Your objective: Look through the records below and collect all lines that hold the string "this".

Data items:
(begin)
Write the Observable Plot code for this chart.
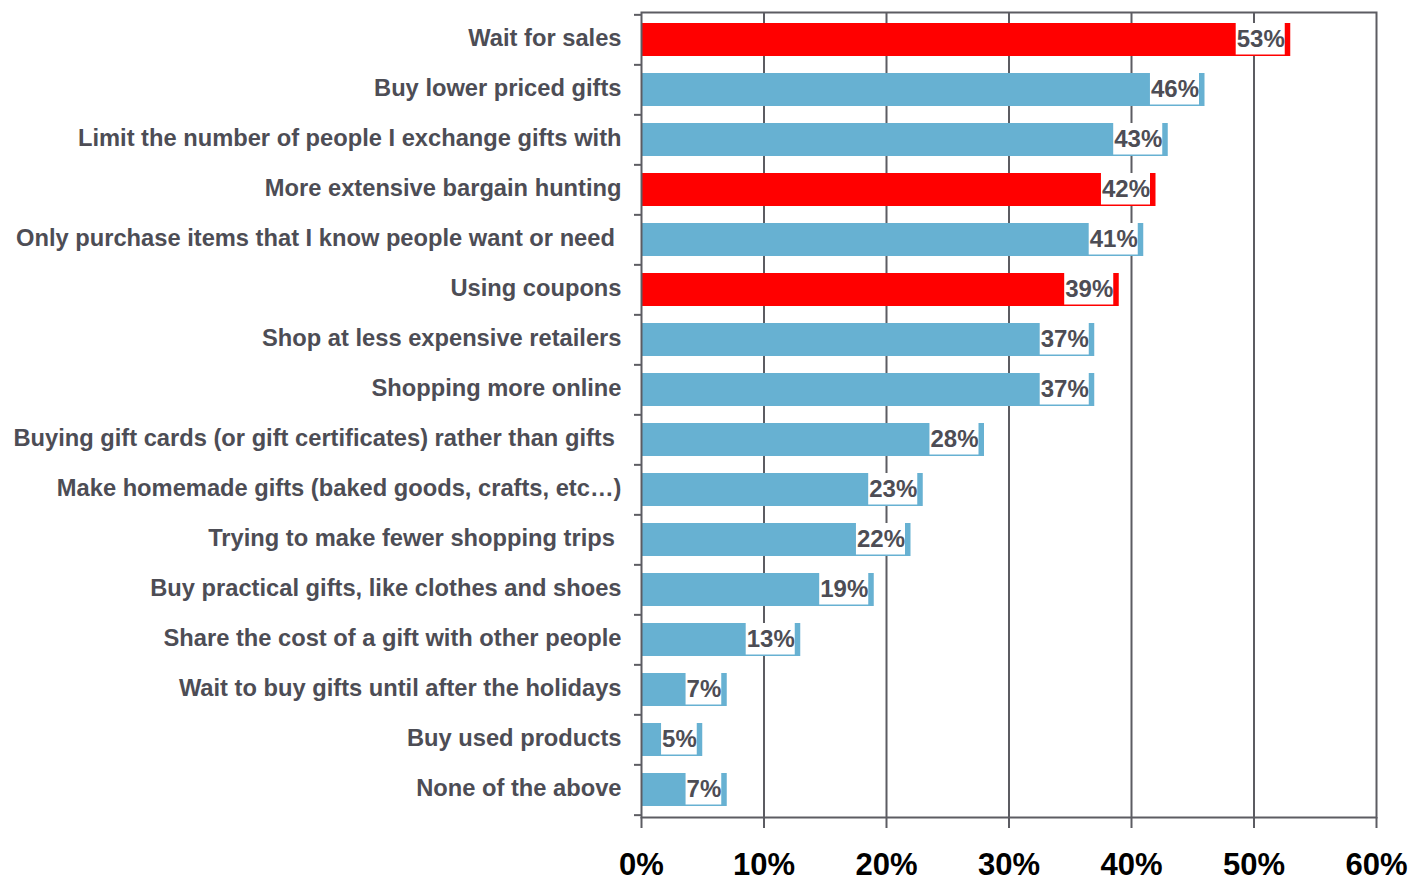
<!DOCTYPE html>
<html>
<head>
<meta charset="utf-8">
<script src="https://cdn.jsdelivr.net/npm/d3@7"></script>
<script src="https://cdn.jsdelivr.net/npm/@observablehq/plot@0.6"></script>
<style>
  html, body { margin: 0; padding: 0; background: #ffffff; }
  #chart { width: 1408px; height: 881px; }
</style>
</head>
<body>
<div id="chart"></div>
<script>
const categories = [
  "Wait for sales",
  "Buy lower priced gifts",
  "Limit the number of people I exchange gifts with",
  "More extensive bargain hunting",
  "Only purchase items that I know people want or need ",
  "Using coupons",
  "Shop at less expensive retailers",
  "Shopping more online",
  "Buying gift cards (or gift certificates) rather than gifts ",
  "Make homemade gifts (baked goods, crafts, etc\u2026)",
  "Trying to make fewer shopping trips ",
  "Buy practical gifts, like clothes and shoes",
  "Share the cost of a gift with other people",
  "Wait to buy gifts until after the holidays",
  "Buy used products",
  "None of the above"
];
const values = [53, 46, 43, 42, 41, 39, 37, 37, 28, 23, 22, 19, 13, 7, 5, 7];
const highlighted = ["Wait for sales", "More extensive bargain hunting", "Using coupons"];
const xTicks = [0, 10, 20, 30, 40, 50, 60];
const innerGrid = [10, 20, 30, 40, 50];

const data = categories.map((c, i) => ({
  category: c,
  value: values[i],
  group: highlighted.includes(c) ? "highlight" : "base"
}));

const W = 1408, H = 881, mT = 12, mB = 64, mL = 641, mR = 32;
const step = (H - mT - mB) / categories.length;
const axisGray = "#5c5c62";
const textGray = "#4d4d55";

const plot = Plot.plot({
  width: W,
  height: H,
  marginLeft: mL,
  marginRight: mR,
  marginTop: mT,
  marginBottom: mB,
  style: { fontFamily: "'Liberation Sans', Arial, sans-serif", background: "#ffffff", overflow: "visible" },
  x: { domain: [0, 60], label: null },
  y: { domain: categories, paddingInner: 0.34, paddingOuter: 0.17, label: null },
  color: { domain: ["base", "highlight"], range: ["#67b1d2", "#ff0000"] },
  marks: [
    Plot.gridX(innerGrid, { stroke: axisGray, strokeOpacity: 1, strokeWidth: 2 }),
    Plot.barX(data, { x: "value", y: "category", fill: "group", insetLeft: 1 }),
    Plot.text(data, {
      x: "value", y: "category", text: d => d.value + "%",
      textAnchor: "end", dx: -6, dy: -1, fontSize: 24, fontWeight: "bold", fill: textGray
    }),
    Plot.frame({ stroke: axisGray, strokeWidth: 2 }),
    Plot.axisY({ tickSize: 0, tickPadding: 20, dy: -2, fontSize: 23.7, fontWeight: "bold", fill: textGray,
                 label: null, tickFormat: d => d.replace(/ $/, "\u00a0") }),
    Plot.axisY({ tickSize: 7, text: null, label: null, dy: -step / 2, stroke: axisGray, strokeWidth: 2 }),
    Plot.axisY([categories[categories.length - 1]], { tickSize: 7, text: null, label: null, dy: step / 2, stroke: axisGray, strokeWidth: 2 }),
    Plot.axisX(xTicks, { tickSize: 11, tickPadding: 24, fontSize: 31, fontWeight: "bold", fill: "#000000",
                         stroke: axisGray, strokeWidth: 2, label: null, tickFormat: d => d + "%" })
  ]
});

document.getElementById("chart").appendChild(plot);

// white boxes behind the value labels
const yScale = plot.scale("y");
const bw = yScale.bandwidth;
const groups = Array.from(plot.querySelectorAll("g"));
const g = groups.find(el => {
  const ts = Array.from(el.children).filter(c => c.tagName.toLowerCase() === "text");
  return ts.length === categories.length && ts.every(t => /^\d+%$/.test(t.textContent));
});
if (g) {
  const texts = Array.from(g.children).filter(c => c.tagName.toLowerCase() === "text");
  const gm = g.getCTM();
  const sm = plot.getCTM ? plot.getCTM() : null;
  texts.forEach((t, i) => {
    const bb = t.getBBox();
    const m = t.getCTM();
    const offX = m.e - gm.e;
    const top = yScale.apply(data[i].category) - (gm.f - (sm ? sm.f : 0));
    const rect = document.createElementNS("http://www.w3.org/2000/svg", "rect");
    rect.setAttribute("x", bb.x + offX - 1);
    rect.setAttribute("width", bb.width + 1);
    rect.setAttribute("y", top);
    rect.setAttribute("height", bw - 1.5);
    rect.setAttribute("fill", "#ffffff");
    rect.setAttribute("stroke", "none");
    g.insertBefore(rect, t);
  });
}
</script>
</body>
</html>
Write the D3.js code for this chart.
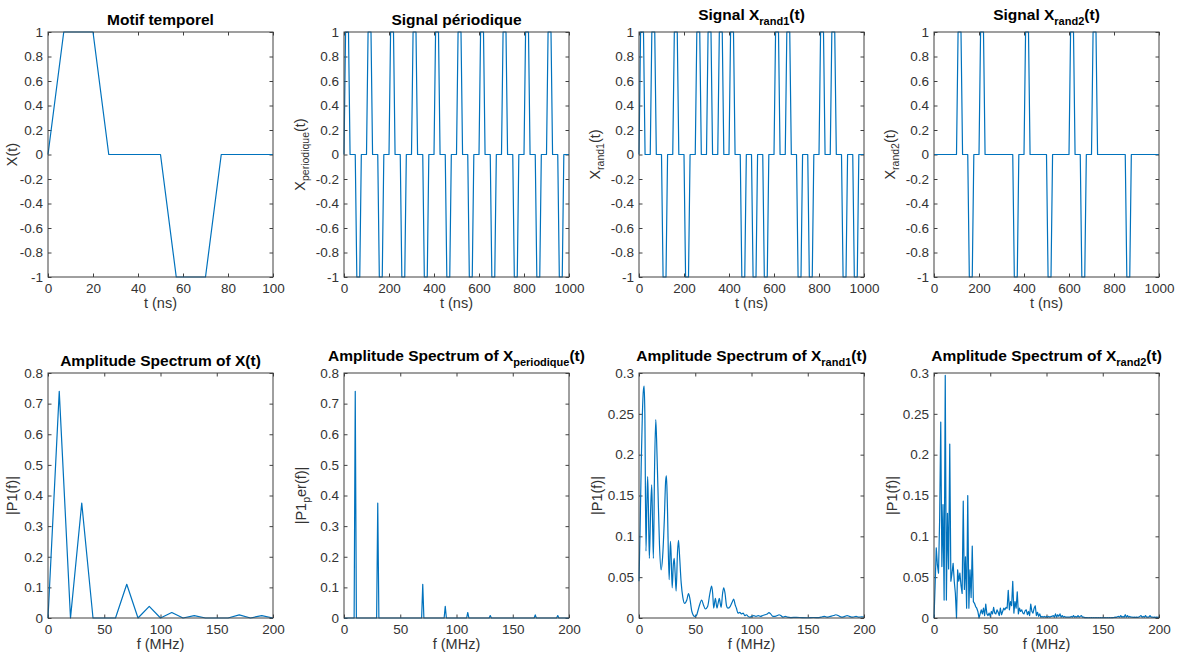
<!DOCTYPE html>
<html><head><meta charset="utf-8">
<script src="https://cdn.jsdelivr.net/npm/d3@7"></script>
<style>
body{margin:0;background:#fff;}
text{font-family:"Liberation Sans",Arial,Helvetica,sans-serif;}
</style></head><body>
<svg id="c" width="1180" height="659"></svg>
<script>
// ---------------- DATA ----------------
// Motif temporel (t in ns, X(t))
const motifT = [0, 7, 20, 27, 50, 57, 70, 77, 100];
const motifX = [0, 1, 1, 0, 0, -1, -1, 0, 0];
// pulse timing inside one 50 ns symbol slot (read from the motif)
const slotNs = 50;
const pulseT = [0, 7, 20, 27];
// symbol sequences (one symbol per 50 ns slot)
const symPeriodique = [1,-1,1,-1,1,-1,1,-1,1,-1,1,-1,1,-1,1,-1,1,-1,1,-1];
const symRand1 = [1,1,-1,1,-1,1,1,1,1,-1,-1,-1,1,1,-1,-1,1,1,-1,-1];
const symRand2 = [0,0,1,-1,1,0,0,-1,1,0,-1,0,1,-1,1,0,0,-1,0,0];

// Amplitude spectrum of X(t) (10 MHz bins)
const specXF = [0,10,20,30,40,50,60,70,80,90,100,110,120,130,140,150,160,170,180,190,200];
const specXA = [0,0.74,0,0.375,0,0,0,0.11,0,0.038,0,0.018,0,0.008,0,0,0,0.01,0,0.008,0];

// Amplitude spectrum of X_periodique (vertices of the 1 MHz line)
const specPerF = [0,9,10,11,29,30,31,69,70,71,89,90,91,109,110,111,129,130,131,169,170,171,189,190,191,200];
const specPerA = [0,0,0.74,0,0,0.375,0,0,0.11,0,0,0.038,0,0,0.018,0,0,0.008,0,0,0.01,0,0,0.008,0,0];

// Amplitude spectrum of X_rand1
const specR1F = [0,1,2,3,4,4.6,5.2,6.2,7,7.7,8.3,9.2,10.3,11.3,12,12.8,13.8,14.9,15.6,16.8,18.2,19.6,21,22.5,23.7,24.4,25.2,26.8,27.9,28.5,29.5,30.5,31.3,32.1,33,34.2,35.1,35.9,37.5,39,40.5,42.5,44,45.2,47,49.4,51,53,55.7,57.3,59,61,63,64.6,65.5,66.4,67.9,69.3,70.3,71.4,72.2,73,74.3,75.3,76.5,77.8,79,81,83,84.2,85.5,86.6,88,89.6,91,92.6,94,95.5,97,98.5,100,102,104,106,108,110,112,114,115.5,117,119,121,123,124.5,126,128,130,132,135,140,145,150,155,160,163,165,167,170,173,175,177,180,183,185,187,190,193,195,198,200];
const specR1A = [0.045,0.11,0.19,0.25,0.28,0.284,0.25,0.082,0.14,0.173,0.14,0.073,0.13,0.163,0.12,0.073,0.18,0.243,0.22,0.16,0.09,0.059,0.075,0.12,0.168,0.174,0.14,0.047,0.094,0.08,0.037,0.065,0.073,0.055,0.033,0.08,0.095,0.08,0.043,0.025,0.018,0.022,0.03,0.024,0.008,0.002,0.003,0.012,0.022,0.016,0.011,0.014,0.03,0.039,0.03,0.012,0.024,0.012,0.018,0.024,0.018,0.013,0.03,0.037,0.03,0.015,0.012,0.014,0.02,0.023,0.016,0.012,0.006,0.007,0.005,0.006,0.003,0.004,0.002,0.001,0.002,0.003,0.002,0.003,0.002,0.003,0.004,0.005,0.0065,0.005,0.002,0.002,0.003,0.004,0.003,0.001,0.002,0.001,0.0005,0.0008,0.0004,0.0003,0.0006,0.0005,0.0015,0.002,0.001,0.002,0.003,0.004,0.003,0.001,0.002,0.003,0.002,0.001,0.002,0.001,0.0015,0.001];

// Amplitude spectrum of X_rand2 (1 MHz bins, 0..200 MHz)
const specR2A = [
0,0.04,0.086,0.065,0.055,0.12,0.24,0.063,0.139,0.022,
0.297,0.022,0.128,0.06,0.213,0.045,0.055,0.067,0.045,0.03,
0,0.059,0.045,0.055,0.04,0.03,0.143,0.035,0.075,0.012,
0.15,0.012,0.059,0.025,0.088,0.02,0.018,0.014,0.012,0.008,
0,0.005,0.01,0.005,0.012,0.003,0.017,0.005,0.003,0.006,
0.002,0.008,0.005,0.013,0.006,0.005,0.01,0.007,0.003,0.012,
0.004,0.008,0.012,0.01,0.013,0.012,0.034,0.01,0.02,0.015,
0.045,0.006,0.02,0.012,0.032,0.005,0.012,0.008,0.01,0.006,
0.005,0.009,0.01,0.004,0.008,0.003,0.017,0.008,0.006,0.012,
0.015,0.003,0.007,0.002,0.005,0.001,0.002,0.001,0.002,0.001,
0.002,0.001,0.002,0.001,0.002,0.002,0.003,0.001,0.005,0.001,
0.004,0.002,0.005,0.001,0.003,0.001,0.002,0.001,0.001,0.001,
0.001,0.001,0.002,0.001,0.003,0.001,0.002,0.001,0.003,0.001,
0.002,0.003,0.001,0.001,0.0005,0.0005,0.0005,0.0003,0.0005,0.0003,
0.0005,0.0003,0.0004,0.0003,0.0005,0.0003,0.0004,0.0003,0.0005,0.0003,
0.0004,0.0003,0.0005,0.0003,0.0004,0.0003,0.0005,0.0003,0.0004,0.0005,
0.0006,0.001,0.0008,0.0015,0.002,0.001,0.003,0.001,0.002,0.001,
0.004,0.001,0.003,0.001,0.002,0.001,0.001,0.0008,0.001,0.0008,
0.001,0.0008,0.001,0.002,0.003,0.001,0.002,0.001,0.003,0.001,
0.001,0.001,0.003,0.001,0.001,0.0008,0.001,0.0008,0.001,0.0008,
0.001];
const specR2F = d3.range(0, specR2A.length);

// tick values
const xTicksMotif = [0,20,40,60,80,100];
const xTicksSignal = [0,200,400,600,800,1000];
const yTicksSignal = [-1,-0.8,-0.6,-0.4,-0.2,0,0.2,0.4,0.6,0.8,1];
const xTicksSpec = [0,50,100,150,200];
const yTicksSpec8 = [0,0.1,0.2,0.3,0.4,0.5,0.6,0.7,0.8];
const yTicksSpec3 = [0,0.05,0.1,0.15,0.2,0.25,0.3];

// ---------------- BUILD ----------------
const zip = (a,b) => a.map((v,i)=>[v,b[i]]);
function waveform(symbols){
  const pts=[];
  symbols.forEach((s,k)=>{
    pulseT.forEach((t,i)=>pts.push([k*slotNs+t,(i===1||i===2)?s:0]));
  });
  pts.push([symbols.length*slotNs,0]);
  return pts;
}

const svg = d3.select('#c');
const W=225,H=245;
const cols=[48,344,639,934];
const rows=[32,373];
const AX='#404040', LINE='#0072BD';
const fmt = d => String(+d.toFixed(3));

function rich(sel, parts, subSize, subDy){
  let pend = 0;
  parts.forEach(p=>{
    if(typeof p==='string'){
      const ts = sel.append('tspan').text(p);
      if(pend) ts.attr('dy',pend);
      pend = 0;
    } else {
      sel.append('tspan').attr('font-size',subSize).attr('dy',subDy).text(p.sub);
      pend = -subDy;
    }
  });
}

let clipN=0;
function panel(c){
  const g = svg.append('g').attr('transform',`translate(${c.x},${c.y})`);
  const x = d3.scaleLinear().domain(c.xd).range([0,W]);
  const y = d3.scaleLinear().domain(c.yd).range([H,0]);
  const id='clip'+(clipN++);
  g.append('clipPath').attr('id',id).append('rect').attr('x',-1).attr('y',-1).attr('width',W+2).attr('height',H+2);
  const xb = g.append('g').attr('transform',`translate(0,${H})`)
    .call(d3.axisBottom(x).tickValues(c.xt).tickSize(-3.5).tickPadding(6).tickFormat(fmt));
  const xt = g.append('g').call(d3.axisTop(x).tickValues(c.xt).tickSize(-3.5).tickFormat(''));
  const yl = g.append('g').call(d3.axisLeft(y).tickValues(c.yt).tickSize(-3.5).tickPadding(5).tickFormat(fmt));
  const yr = g.append('g').attr('transform',`translate(${W},0)`)
    .call(d3.axisRight(y).tickValues(c.yt).tickSize(-3.5).tickFormat(''));
  [xb,xt,yl,yr].forEach(a=>{
    a.select('.domain').remove();
    a.selectAll('line').attr('stroke',AX);
    a.selectAll('text').attr('fill','#333').attr('font-size',13.5).attr('font-family','"Liberation Sans",Arial,sans-serif');
  });
  xt.selectAll('text').remove();
  yr.selectAll('text').remove();
  g.append('path').datum(c.data).attr('clip-path',`url(#${id})`)
    .attr('fill','none').attr('stroke',LINE).attr('stroke-width',1.2).attr('stroke-linejoin','round')
    .attr('d', d3.line().x(d=>x(d[0])).y(d=>y(d[1])).curve(c.curve||d3.curveLinear));
  g.append('rect').attr('width',W).attr('height',H).attr('fill','none').attr('stroke',AX).attr('stroke-width',1);
  const hasSub = c.title.some(p=>typeof p!=='string');
  const t = g.append('text').attr('x',W/2).attr('y',hasSub?-12:-7).attr('text-anchor','middle')
    .attr('font-weight','bold').attr('font-size',15.5).attr('fill','#000');
  rich(t,c.title,11,5);
  g.append('text').attr('x',W/2).attr('y',H+31).attr('text-anchor','middle').attr('font-size',14.5).attr('fill','#333').text(c.xl);
  const yt = g.append('text').attr('transform',`translate(${-c.ylo},${H/2}) rotate(-90)`).attr('text-anchor','middle')
    .attr('font-size',14.5).attr('fill','#333');
  rich(yt,c.yl,10.5,4);
}

const signalPanels = [
  {title:['Motif temporel'], data:zip(motifT,motifX), xd:[0,100], xt:xTicksMotif, yl:['X(t)'], ylo:31},
  {title:['Signal périodique'], data:waveform(symPeriodique), xd:[0,1000], xt:xTicksSignal, yl:['X',{sub:'periodique'},'(t)'], ylo:39},
  {title:['Signal X',{sub:'rand1'},'(t)'], data:waveform(symRand1), xd:[0,1000], xt:xTicksSignal, yl:['X',{sub:'rand1'},'(t)'], ylo:39},
  {title:['Signal X',{sub:'rand2'},'(t)'], data:waveform(symRand2), xd:[0,1000], xt:xTicksSignal, yl:['X',{sub:'rand2'},'(t)'], ylo:39}
];
signalPanels.forEach((p,i)=>panel(Object.assign({x:cols[i],y:rows[0],yd:[-1,1],yt:yTicksSignal,xl:'t (ns)'},p)));

const specPanels = [
  {title:['Amplitude Spectrum of X(t)'], data:zip(specXF,specXA), yd:[0,0.8], yt:yTicksSpec8, yl:['|P1(f)|'], ylo:31},
  {title:['Amplitude Spectrum of X',{sub:'periodique'},'(t)'], data:zip(specPerF,specPerA), yd:[0,0.8], yt:yTicksSpec8, yl:['|P1',{sub:'p'},'er(f)|'], ylo:38},
  {title:['Amplitude Spectrum of X',{sub:'rand1'},'(t)'], data:zip(specR1F,specR1A), yd:[0,0.3], yt:yTicksSpec3, yl:['|P1(f)|'], ylo:37, curve:d3.curveMonotoneX},
  {title:['Amplitude Spectrum of X',{sub:'rand2'},'(t)'], data:zip(specR2F,specR2A), yd:[0,0.3], yt:yTicksSpec3, yl:['|P1(f)|'], ylo:37}
];
specPanels.forEach((p,i)=>panel(Object.assign({x:cols[i],y:rows[1],xd:[0,200],xt:xTicksSpec,xl:'f (MHz)'},p)));
</script>
</body></html>
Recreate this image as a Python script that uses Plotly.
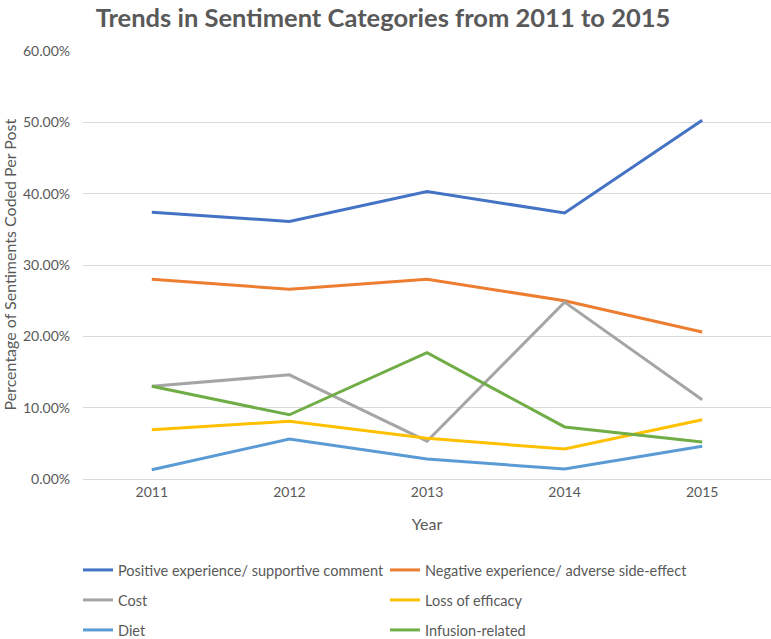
(end)
The output:
Write the Observable Plot code for this chart.
Write the D3.js code for this chart.
Recreate this image as a Python script that uses Plotly.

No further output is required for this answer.